Conservation groups receive U.N. grants
Environmental awareness has come a long way from a generation ago when bush was only good for chopping and wild animals were shot with rifles instead of cameras. We may not be certain exactly why the public’s attitude has been altered, but one factor may be the steady stream of small grants, which have raised the profile of conservation in dozens of Belizean communities. Today News 5’s Jacqueline Woods was on hand for one such disbursement.
Jacqueline Woods, Reporting
The three cheques totalling over one hundred and ten thousand dollars were given to the Sibun Watershed Association, The Caribena Producers Cooperative Society and the Belize Audubon Society. The recipients will use the money to fund ongoing environmental projects.
Rigoberto Blanco, the project coordinator for the Sibun Watershed Association, received almost six thousand dollars to promote natural resource management and environmental protection in the Sibun River Watershed. Blanco says the association has completed an awareness campaign and monitored the quality of the river’s water. Today the work continues with a number of school based activities.
Rigoberto Blanco, Coordinator, Sibun Watershed Assn.
“We just took out posters to target the schools and later this month we will be taking out colouring books to target the school kids on watershed issues.”

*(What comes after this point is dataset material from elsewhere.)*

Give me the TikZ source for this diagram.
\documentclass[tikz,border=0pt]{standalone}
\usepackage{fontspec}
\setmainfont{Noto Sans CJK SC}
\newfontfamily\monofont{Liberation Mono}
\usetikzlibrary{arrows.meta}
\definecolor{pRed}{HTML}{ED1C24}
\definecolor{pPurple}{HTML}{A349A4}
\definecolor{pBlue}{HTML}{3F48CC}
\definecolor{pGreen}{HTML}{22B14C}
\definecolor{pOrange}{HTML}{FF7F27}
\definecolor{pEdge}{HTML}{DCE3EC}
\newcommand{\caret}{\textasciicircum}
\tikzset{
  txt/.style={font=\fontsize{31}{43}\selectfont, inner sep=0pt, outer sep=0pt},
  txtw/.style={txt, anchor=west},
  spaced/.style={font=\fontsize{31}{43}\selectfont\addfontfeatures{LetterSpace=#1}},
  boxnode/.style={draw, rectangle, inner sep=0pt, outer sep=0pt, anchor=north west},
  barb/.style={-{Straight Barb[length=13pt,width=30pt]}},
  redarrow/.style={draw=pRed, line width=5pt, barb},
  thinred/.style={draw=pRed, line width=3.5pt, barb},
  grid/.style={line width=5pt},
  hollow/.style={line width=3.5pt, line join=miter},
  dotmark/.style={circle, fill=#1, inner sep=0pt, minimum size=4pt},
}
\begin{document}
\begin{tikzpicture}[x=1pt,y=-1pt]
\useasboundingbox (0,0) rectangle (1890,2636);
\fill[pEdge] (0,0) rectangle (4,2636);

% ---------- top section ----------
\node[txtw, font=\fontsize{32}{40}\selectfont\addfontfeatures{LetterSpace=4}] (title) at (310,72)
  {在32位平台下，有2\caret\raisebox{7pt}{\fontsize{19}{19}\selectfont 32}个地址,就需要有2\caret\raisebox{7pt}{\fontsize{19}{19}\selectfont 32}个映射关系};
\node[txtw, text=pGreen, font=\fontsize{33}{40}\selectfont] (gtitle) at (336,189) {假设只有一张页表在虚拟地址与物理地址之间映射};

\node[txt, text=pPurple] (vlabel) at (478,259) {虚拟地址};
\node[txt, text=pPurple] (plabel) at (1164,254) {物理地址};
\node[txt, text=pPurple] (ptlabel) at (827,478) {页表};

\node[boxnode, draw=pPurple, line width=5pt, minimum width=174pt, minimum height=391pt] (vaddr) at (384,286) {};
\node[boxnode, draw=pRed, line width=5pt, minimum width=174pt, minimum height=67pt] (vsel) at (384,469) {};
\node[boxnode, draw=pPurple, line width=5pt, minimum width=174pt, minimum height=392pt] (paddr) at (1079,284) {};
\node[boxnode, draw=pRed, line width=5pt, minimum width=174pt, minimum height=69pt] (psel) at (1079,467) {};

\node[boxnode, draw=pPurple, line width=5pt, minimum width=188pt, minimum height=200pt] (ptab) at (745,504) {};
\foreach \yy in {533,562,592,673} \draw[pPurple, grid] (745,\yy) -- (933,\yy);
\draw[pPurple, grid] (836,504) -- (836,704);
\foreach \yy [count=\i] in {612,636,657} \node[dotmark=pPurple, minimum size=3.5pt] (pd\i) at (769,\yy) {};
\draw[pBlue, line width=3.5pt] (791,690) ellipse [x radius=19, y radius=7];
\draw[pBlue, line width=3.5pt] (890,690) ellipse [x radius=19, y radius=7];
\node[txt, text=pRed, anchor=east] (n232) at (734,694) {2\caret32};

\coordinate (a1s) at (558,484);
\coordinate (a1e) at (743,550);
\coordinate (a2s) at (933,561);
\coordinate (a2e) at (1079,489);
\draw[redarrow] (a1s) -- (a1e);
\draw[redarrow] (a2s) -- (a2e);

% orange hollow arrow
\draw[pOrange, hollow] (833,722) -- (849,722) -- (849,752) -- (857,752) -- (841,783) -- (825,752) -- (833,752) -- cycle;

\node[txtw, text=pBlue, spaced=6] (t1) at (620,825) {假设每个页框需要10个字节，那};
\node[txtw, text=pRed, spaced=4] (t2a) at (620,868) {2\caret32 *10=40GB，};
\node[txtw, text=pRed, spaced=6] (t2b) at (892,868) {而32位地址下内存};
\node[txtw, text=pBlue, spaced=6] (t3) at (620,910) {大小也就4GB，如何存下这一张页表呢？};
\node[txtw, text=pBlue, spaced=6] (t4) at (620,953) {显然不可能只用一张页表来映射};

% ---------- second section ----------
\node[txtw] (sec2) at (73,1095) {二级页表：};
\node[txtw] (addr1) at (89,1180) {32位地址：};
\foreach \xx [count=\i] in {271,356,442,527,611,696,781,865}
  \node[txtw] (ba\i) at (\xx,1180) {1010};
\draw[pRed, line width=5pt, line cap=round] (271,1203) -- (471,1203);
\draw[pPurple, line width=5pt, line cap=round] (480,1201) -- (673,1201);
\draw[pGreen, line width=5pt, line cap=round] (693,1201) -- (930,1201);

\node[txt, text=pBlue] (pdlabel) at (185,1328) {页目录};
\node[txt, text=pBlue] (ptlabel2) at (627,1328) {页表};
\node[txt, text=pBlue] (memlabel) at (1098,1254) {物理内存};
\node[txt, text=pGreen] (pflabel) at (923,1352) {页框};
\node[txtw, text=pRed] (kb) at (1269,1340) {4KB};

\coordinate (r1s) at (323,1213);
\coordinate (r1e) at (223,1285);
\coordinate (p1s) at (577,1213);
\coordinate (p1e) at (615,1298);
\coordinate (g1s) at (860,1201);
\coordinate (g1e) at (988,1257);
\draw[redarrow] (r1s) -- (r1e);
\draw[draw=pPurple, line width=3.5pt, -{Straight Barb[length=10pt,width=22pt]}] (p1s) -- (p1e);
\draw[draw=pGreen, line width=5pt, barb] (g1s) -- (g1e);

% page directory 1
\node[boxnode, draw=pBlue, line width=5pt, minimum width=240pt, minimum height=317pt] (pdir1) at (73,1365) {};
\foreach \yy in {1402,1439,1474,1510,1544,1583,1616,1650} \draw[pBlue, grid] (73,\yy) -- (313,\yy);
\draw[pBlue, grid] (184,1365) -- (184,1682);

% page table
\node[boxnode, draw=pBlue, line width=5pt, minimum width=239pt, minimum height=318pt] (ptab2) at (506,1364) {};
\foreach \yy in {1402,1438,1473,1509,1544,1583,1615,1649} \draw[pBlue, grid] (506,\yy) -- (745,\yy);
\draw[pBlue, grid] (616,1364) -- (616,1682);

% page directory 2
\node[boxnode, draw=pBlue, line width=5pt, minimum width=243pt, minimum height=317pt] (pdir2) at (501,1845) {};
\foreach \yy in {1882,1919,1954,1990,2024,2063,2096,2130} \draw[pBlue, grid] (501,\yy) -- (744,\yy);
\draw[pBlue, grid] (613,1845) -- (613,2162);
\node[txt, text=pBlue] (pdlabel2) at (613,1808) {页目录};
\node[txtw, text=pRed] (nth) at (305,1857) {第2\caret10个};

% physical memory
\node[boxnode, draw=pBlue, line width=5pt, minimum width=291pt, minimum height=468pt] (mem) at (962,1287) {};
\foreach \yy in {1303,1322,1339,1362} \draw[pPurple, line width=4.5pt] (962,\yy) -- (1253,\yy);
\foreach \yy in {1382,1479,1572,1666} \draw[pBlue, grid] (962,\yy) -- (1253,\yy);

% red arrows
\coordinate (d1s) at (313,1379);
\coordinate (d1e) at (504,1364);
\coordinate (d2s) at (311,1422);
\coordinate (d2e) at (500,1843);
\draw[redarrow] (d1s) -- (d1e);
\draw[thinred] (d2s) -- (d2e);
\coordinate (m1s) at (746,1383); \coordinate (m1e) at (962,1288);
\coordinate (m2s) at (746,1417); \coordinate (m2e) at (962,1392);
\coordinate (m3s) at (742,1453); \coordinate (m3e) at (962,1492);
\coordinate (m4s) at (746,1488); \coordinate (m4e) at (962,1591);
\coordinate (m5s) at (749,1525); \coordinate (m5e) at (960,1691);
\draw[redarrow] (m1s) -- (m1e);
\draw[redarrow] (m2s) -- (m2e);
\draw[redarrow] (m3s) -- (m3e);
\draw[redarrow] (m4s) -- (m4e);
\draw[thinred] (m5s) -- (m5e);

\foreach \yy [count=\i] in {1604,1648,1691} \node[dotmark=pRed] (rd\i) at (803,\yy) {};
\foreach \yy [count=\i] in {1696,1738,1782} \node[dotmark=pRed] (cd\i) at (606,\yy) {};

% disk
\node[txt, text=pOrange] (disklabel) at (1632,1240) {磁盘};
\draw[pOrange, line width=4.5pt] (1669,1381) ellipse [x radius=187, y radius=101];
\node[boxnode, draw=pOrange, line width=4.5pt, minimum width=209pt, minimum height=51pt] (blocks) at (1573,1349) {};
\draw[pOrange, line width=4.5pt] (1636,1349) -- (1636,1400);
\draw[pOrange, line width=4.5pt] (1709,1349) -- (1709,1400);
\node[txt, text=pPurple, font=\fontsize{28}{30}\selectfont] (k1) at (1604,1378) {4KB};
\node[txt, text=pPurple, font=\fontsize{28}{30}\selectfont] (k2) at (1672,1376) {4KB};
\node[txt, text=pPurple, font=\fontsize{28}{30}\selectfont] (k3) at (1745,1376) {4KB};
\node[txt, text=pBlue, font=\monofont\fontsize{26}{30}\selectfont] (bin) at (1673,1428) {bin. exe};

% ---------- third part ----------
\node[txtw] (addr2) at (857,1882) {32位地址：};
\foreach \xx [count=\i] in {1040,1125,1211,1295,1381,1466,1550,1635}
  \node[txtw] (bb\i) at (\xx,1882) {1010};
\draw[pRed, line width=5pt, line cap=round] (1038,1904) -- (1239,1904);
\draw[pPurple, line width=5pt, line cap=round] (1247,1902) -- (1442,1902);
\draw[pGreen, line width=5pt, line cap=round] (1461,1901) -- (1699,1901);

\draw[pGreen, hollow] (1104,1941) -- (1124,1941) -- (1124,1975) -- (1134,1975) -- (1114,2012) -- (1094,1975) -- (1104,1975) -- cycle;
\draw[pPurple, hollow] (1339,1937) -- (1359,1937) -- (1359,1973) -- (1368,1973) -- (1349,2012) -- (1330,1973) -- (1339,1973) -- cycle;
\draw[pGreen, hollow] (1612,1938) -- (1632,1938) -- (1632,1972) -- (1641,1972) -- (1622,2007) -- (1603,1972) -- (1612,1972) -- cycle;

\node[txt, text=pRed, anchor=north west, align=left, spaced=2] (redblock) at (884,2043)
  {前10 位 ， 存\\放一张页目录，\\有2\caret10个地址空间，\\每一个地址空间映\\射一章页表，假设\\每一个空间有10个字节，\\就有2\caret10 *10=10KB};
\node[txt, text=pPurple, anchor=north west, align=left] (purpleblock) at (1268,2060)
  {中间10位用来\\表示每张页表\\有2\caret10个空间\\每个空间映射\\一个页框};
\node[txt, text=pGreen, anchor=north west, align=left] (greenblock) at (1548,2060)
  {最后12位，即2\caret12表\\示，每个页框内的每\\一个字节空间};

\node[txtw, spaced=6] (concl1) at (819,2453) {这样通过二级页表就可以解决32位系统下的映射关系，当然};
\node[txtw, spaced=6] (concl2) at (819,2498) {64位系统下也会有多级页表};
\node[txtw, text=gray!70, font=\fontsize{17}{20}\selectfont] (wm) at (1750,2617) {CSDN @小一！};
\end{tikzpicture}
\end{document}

The cheques were donated by the United Nations Development Programme, through its Small Grants Programme and Community Management of Protected Areas Conservation Project COMPACT.
Philip Balderamos, Coordinator, G.E.F. Small Grants Prog.
“All of these funds are part of the Global Environmental Facility Small Grants Programme which funds non-governmental organizations and community based groups with activities which address certain environmental issues and also focussed on improving people’s livelihood. And all of these projects have elements of conservation and elements of sustainable development.”
One such project by the Caribena Co-op of San Pedro aims to train local fishermen on how to collect information to find out just how effective the zoning has been in the Bacalar Chico Marine Protected Area. It received a grant of forty-five thousand dollars.
Manuel Heredia, Vice Chairman, Caribena Producers Coop.
“By the time the project is completed we will have sufficient information. When I say sufficient, it will be correct information that will be distributed to the Fisheries Department, the different organizations, the school children around the nation. We are hoping that we will have this type of information, and I think it is only then that we will know exactly the good location if the protected areas are really the ones that should be there or if it should be changed, altered and those types of things.
The Belize Audubon Society received the largest disbursement. The sixty thousand dollar cheque will be used to finance two projects to promote sustainable fishing and educate those who use the resource.
Ian August, COMPACT Project Manager, B.A.S.
“Stakeholders communities have been identified as being Copper Bank, Chunox, Sarteneja, the reason being that most of the fishermen who utilize the Lighthouse Reef Atolls, the Blue Hole and utilize the atolls itself are from that area. So we are currently working on objective two of the project, which is working within schools of the communities and at this point, this money will be used towards, I guess, proper relations. I mean extending, expanding the relationship with the communities which started since last year.”
Balderamos says the projects also will help to reduce the overall threats to the seven marine protected areas that make up the Belize Barrier Reef World Heritage Site. Jacqueline Woods for News 5.